I don’t sit and listen to Morning Glory or Definitely Maybe, but particularly Morning Glory, when I hear songs off that record – it was recorded so quick, 12 days in and out, no messing… If I was re-recording ‘Don’t Look Back In Anger’ tomorrow it’d be immense, it’d be so colossal, and if we were doing ‘Wonderwall’ it’d be less frantic and more bluesy, ’cause we’d have taken our time. So now when I listen to records when Gem or Andy or Liam’s songs come on, I can listen to the records and not bother listening to the bass drum. I can just listen to it, and enjoy Oasis music like everyone else. Whereas when I’m listening to my stuff, I’m like, hey, well that should be louder.

People are interested because you pretty much wrote the book on operating bands as a dictatorship.
I think that comes with being young and feeling invincible. When you’re all in your twenties, you can all order each other around like the Lord Of The Flies, you know. But when you’re all grown men with kids, you can’t really go into a studio and go, ‘Here you are, you’re not playing it like that…’ I wouldn’t speak to Gem or Andy the way I used to speak to everybody else. I was mad then [laughs]!

What do you think when you look back on those times?

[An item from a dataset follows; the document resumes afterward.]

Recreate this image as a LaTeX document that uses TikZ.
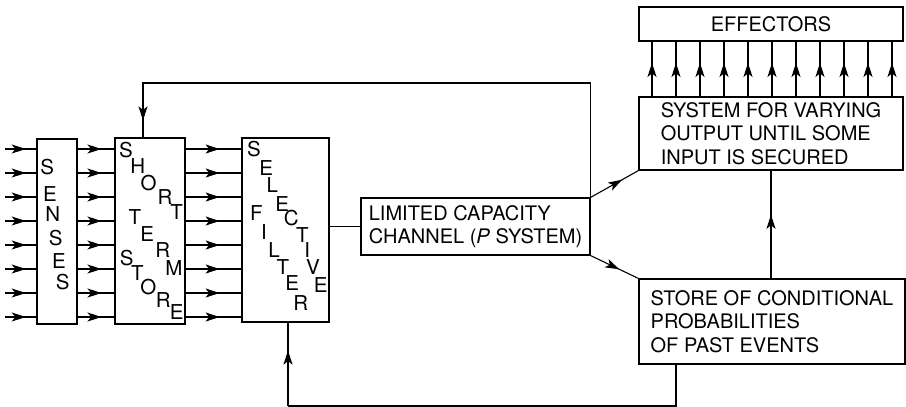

I think it was an excuse for a lot of people to go mad. Which was great, we were more than ready to facilitate that. But I feel very proud looking back on those days. On the odd times I’m forced to sit and reminisce about these kind of things in situations such as this – it’s usually for foreign journalists – I often think, well if you think about the 60s, who defined the 60s? Well, the Beatles. Who defined the 70s? Well, you go, no one really defined the 70s. You could say David Bowie, but if you say that, you’re gonna go whoah! What about the Sex Pistols? Who defined the 80s? No one. But we definitely defined the 90s. It’s a real great position – if you want to know about 90s music, that’s it.